A scientist discovers a new insect which can produce a new kind of fiber. But, not just a mere fiber, it comes out as a full sheet of cloth!
Some commercial enthusiasts of the new discovery say that, since there is zero processing cost to take the fiber from rough to thread to cloth sheet, it is a free supply of material. They do acknowledge that setting up a colony of the insects is expensive and the colony covers a broad swath of land.
They set about marketing the new miracle product, and find that initially, the set up costs for the colony make the finished product more expensive than the many alternatives. They believe that they can overcome this obstacle if only they can obtain funding, and they succeed in getting a Billion Dollar grant from the US Departments of Agriculture and Commerce.
They proceed to set up several facilities around the US. They find that – almost immediately – the sheet of material develops holes, which reduce the benefits of this “zero” cost material. After considerable effort and spending, they – so far – still are unable to cure the hole problem.
They also find that birds and bats like to eat these insects, although something in their bodies poisons the birds and bats, whose dead bodies litter the landscapes surrounding the production facilities.
They continue to produce the cloth, even though it is not cost effective versus the competition, and even though the quality makes it much less useful than other materials, and even though it is an environmental disaster. They stay in business only because of massive government subsidies.
Question: Would you vote to end the government subsidies and let this new wonder material wind up in the scrap heap?

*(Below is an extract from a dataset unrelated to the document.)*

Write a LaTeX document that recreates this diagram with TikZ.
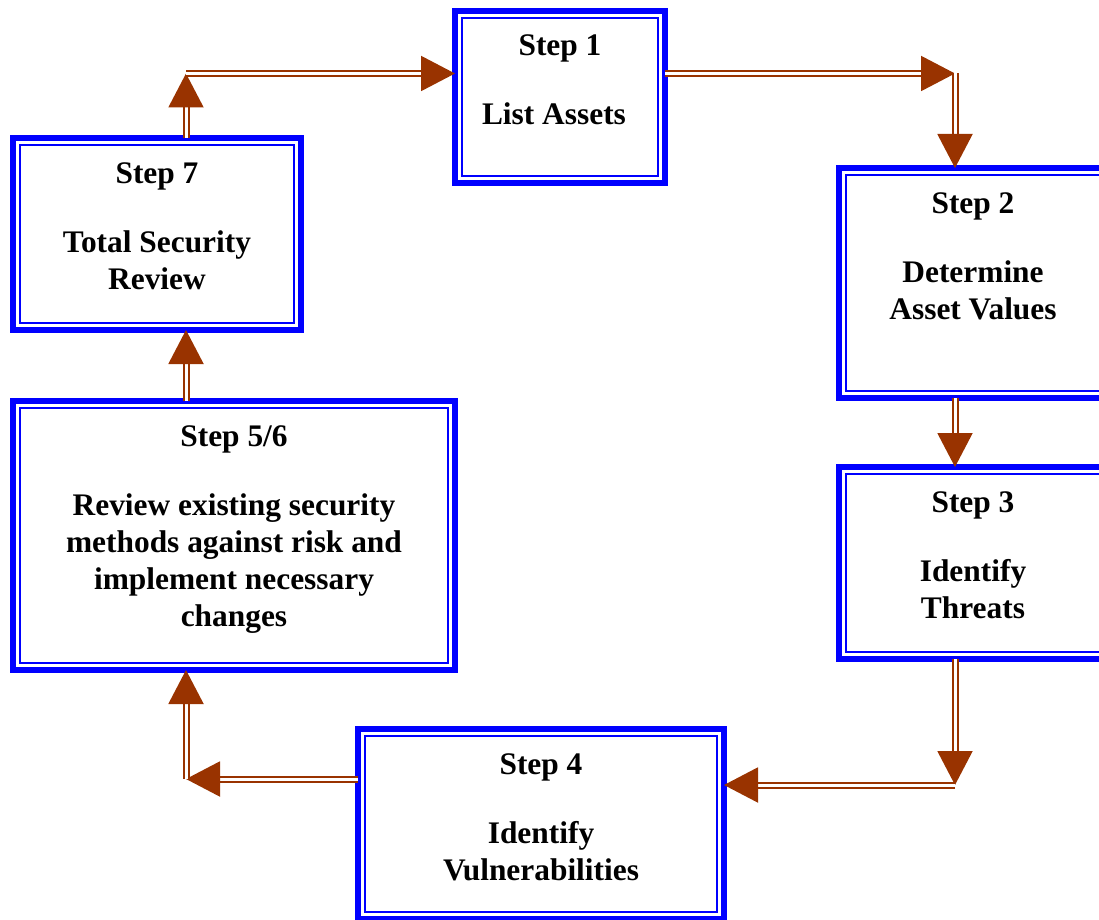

I certainly would.
Now, some of you may be wondering what this excursion into daydreaming has to do with today’s real world. I would suggest that with a small re-description, this product already is available, sucking up Billions of Dollars of tax-funded government subsidies.
The miracle product – actually a pair of them – are Solar Panels and Windmill Farms!
Both of these can exist in the marketplace – except in tiny niche areas – only because of massive government subsidies to cover the huge expense of setting up the facilities. The finished product indeed is filled with holes – when the sun doesn’t shine and when the wind doesn’t blow (or blows too hard). Both of these need to cover vast expanses of land and kill hundreds of thousands of birds and bats.
Solar and Wind facilities defile our landscapes and waste capital that otherwise could be used actually to produce something of value. They are worse than worthless – they are harming our country.
We need to demand that our elected officials – and the army of bureaucrats they supposedly oversee – stop wasting our national treasure on such lunatic ideas.